In the end, if I’m meant to die being torn asunder by sharks – if that is indeed my destiny – there isn’t much I can do to prevent it, even if I never set foot in the ocean again. I might be flying overhead as the plane crashes with the same result. All I’m saying is that somehow I don’t allow fear to overrule the pursuit of happiness in this life. And filling that cup to overflowing always involves joining with nature in all her wild manifestations. I’ll tell you, all the lights on Broadway don’t amount to an acre of green

 

4 comments on “In Over My Head”

  1. I can relate to being able to “side stroke” and to this day, this is mostly what I do. Your blog has brought in a flood (pun optional) of memories in regard to me, as a child, in the Atlantic. I’m on the Pacific now… Thanks for a great post! Darylann

    • Thanks for reading and commenting, Darylann! Glad my reflections brought back memories for you. We’ve both lived on both coasts, and isn’t it interesting … Anyhow, cheers!

  2. Bela,

    As always, you have succeeded in penning one more masterpiece. Masterpiece since it suddenly jolted me to look inwards and wonder at the sheer transience of my permanence. And like earlier occasions, this would most certainly form the fodder for a future post.

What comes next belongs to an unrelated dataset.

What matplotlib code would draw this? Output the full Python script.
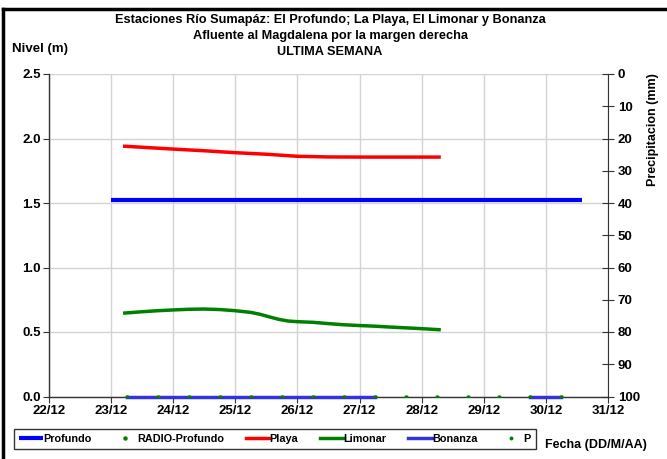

Thank you.

    I particularly loved the analogy of the surrounding waters with our origins in the womb. As we think of this, our perspective about water shifts. In place of acquired fears and threats, we can seeing the universal connectivity that this life giving fluid really bestows.

    Cheers and God bless.

    Shakti

    • Shakti, your words are always heartfelt. That I provide inspiration for you to form your own thoughts and questions around a subject thrills me no end. I love reading your blog, it’s incisive and often profound. Thank you!